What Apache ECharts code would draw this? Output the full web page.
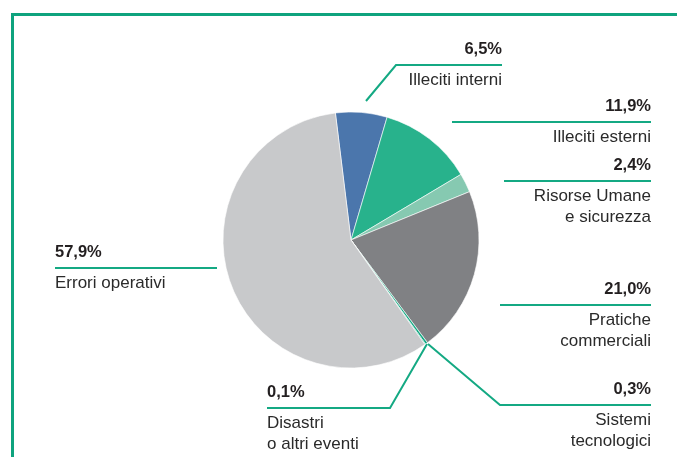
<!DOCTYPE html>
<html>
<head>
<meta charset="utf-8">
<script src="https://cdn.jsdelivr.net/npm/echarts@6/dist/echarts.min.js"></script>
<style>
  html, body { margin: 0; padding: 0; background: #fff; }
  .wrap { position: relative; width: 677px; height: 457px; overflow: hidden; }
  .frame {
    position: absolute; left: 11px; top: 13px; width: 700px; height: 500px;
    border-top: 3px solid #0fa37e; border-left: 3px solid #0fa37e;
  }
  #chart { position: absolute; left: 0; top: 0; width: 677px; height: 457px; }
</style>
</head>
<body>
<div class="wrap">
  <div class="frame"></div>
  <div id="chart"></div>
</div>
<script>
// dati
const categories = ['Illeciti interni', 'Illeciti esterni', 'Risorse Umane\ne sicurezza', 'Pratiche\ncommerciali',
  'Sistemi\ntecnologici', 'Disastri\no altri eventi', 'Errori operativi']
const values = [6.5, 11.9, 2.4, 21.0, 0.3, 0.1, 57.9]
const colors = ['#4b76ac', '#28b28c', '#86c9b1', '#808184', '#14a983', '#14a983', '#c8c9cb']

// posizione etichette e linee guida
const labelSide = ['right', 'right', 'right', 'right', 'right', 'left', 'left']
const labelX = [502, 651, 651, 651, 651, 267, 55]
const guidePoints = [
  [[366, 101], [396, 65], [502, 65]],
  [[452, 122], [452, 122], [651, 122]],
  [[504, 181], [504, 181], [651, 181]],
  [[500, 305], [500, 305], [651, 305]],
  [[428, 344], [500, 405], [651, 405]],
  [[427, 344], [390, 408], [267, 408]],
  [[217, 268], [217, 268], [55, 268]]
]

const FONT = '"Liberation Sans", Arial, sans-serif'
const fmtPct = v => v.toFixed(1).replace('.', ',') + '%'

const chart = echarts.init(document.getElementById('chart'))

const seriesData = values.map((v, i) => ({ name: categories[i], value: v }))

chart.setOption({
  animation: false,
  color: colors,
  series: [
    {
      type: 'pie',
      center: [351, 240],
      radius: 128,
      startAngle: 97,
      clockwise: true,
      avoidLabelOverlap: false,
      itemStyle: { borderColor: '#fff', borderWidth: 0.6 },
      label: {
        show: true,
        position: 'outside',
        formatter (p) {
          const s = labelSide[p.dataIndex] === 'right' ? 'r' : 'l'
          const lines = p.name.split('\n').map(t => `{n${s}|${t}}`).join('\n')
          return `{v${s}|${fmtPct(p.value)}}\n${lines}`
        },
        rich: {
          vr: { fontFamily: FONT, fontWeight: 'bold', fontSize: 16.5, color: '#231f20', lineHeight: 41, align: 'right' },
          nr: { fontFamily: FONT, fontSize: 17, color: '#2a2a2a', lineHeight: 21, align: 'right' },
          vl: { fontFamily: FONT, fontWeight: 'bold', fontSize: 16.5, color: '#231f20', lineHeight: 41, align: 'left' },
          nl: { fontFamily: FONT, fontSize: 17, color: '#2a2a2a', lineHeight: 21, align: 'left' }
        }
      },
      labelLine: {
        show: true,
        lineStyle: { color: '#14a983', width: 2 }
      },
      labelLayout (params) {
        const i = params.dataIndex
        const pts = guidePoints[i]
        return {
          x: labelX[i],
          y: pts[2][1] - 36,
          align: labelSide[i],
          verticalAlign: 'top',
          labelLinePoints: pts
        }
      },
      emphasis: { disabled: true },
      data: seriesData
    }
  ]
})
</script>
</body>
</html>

________

* Short task *
Without the pictures, write out all of the material exactly.

* Response to the task *
What Apache ECharts code would draw this? Output the full web page.
<!DOCTYPE html>
<html>
<head>
<meta charset="utf-8">
<script src="https://cdn.jsdelivr.net/npm/echarts@6/dist/echarts.min.js"></script>
<style>
  html, body { margin: 0; padding: 0; background: #fff; }
  .wrap { position: relative; width: 677px; height: 457px; overflow: hidden; }
  .frame {
    position: absolute; left: 11px; top: 13px; width: 700px; height: 500px;
    border-top: 3px solid #0fa37e; border-left: 3px solid #0fa37e;
  }
  #chart { position: absolute; left: 0; top: 0; width: 677px; height: 457px; }
</style>
</head>
<body>
<div class="wrap">
  <div class="frame"></div>
  <div id="chart"></div>
</div>
<script>
// dati
const categories = ['Illeciti interni', 'Illeciti esterni', 'Risorse Umane\ne sicurezza', 'Pratiche\ncommerciali',
  'Sistemi\ntecnologici', 'Disastri\no altri eventi', 'Errori operativi']
const values = [6.5, 11.9, 2.4, 21.0, 0.3, 0.1, 57.9]
const colors = ['#4b76ac', '#28b28c', '#86c9b1', '#808184', '#14a983', '#14a983', '#c8c9cb']

// posizione etichette e linee guida
const labelSide = ['right', 'right', 'right', 'right', 'right', 'left', 'left']
const labelX = [502, 651, 651, 651, 651, 267, 55]
const guidePoints = [
  [[366, 101], [396, 65], [502, 65]],
  [[452, 122], [452, 122], [651, 122]],
  [[504, 181], [504, 181], [651, 181]],
  [[500, 305], [500, 305], [651, 305]],
  [[428, 344], [500, 405], [651, 405]],
  [[427, 344], [390, 408], [267, 408]],
  [[217, 268], [217, 268], [55, 268]]
]

const FONT = '"Liberation Sans", Arial, sans-serif'
const fmtPct = v => v.toFixed(1).replace('.', ',') + '%'

const chart = echarts.init(document.getElementById('chart'))

const seriesData = values.map((v, i) => ({ name: categories[i], value: v }))

chart.setOption({
  animation: false,
  color: colors,
  series: [
    {
      type: 'pie',
      center: [351, 240],
      radius: 128,
      startAngle: 97,
      clockwise: true,
      avoidLabelOverlap: false,
      itemStyle: { borderColor: '#fff', borderWidth: 0.6 },
      label: {
        show: true,
        position: 'outside',
        formatter (p) {
          const s = labelSide[p.dataIndex] === 'right' ? 'r' : 'l'
          const lines = p.name.split('\n').map(t => `{n${s}|${t}}`).join('\n')
          return `{v${s}|${fmtPct(p.value)}}\n${lines}`
        },
        rich: {
          vr: { fontFamily: FONT, fontWeight: 'bold', fontSize: 16.5, color: '#231f20', lineHeight: 41, align: 'right' },
          nr: { fontFamily: FONT, fontSize: 17, color: '#2a2a2a', lineHeight: 21, align: 'right' },
          vl: { fontFamily: FONT, fontWeight: 'bold', fontSize: 16.5, color: '#231f20', lineHeight: 41, align: 'left' },
          nl: { fontFamily: FONT, fontSize: 17, color: '#2a2a2a', lineHeight: 21, align: 'left' }
        }
      },
      labelLine: {
        show: true,
        lineStyle: { color: '#14a983', width: 2 }
      },
      labelLayout (params) {
        const i = params.dataIndex
        const pts = guidePoints[i]
        return {
          x: labelX[i],
          y: pts[2][1] - 36,
          align: labelSide[i],
          verticalAlign: 'top',
          labelLinePoints: pts
        }
      },
      emphasis: { disabled: true },
      data: seriesData
    }
  ]
})
</script>
</body>
</html>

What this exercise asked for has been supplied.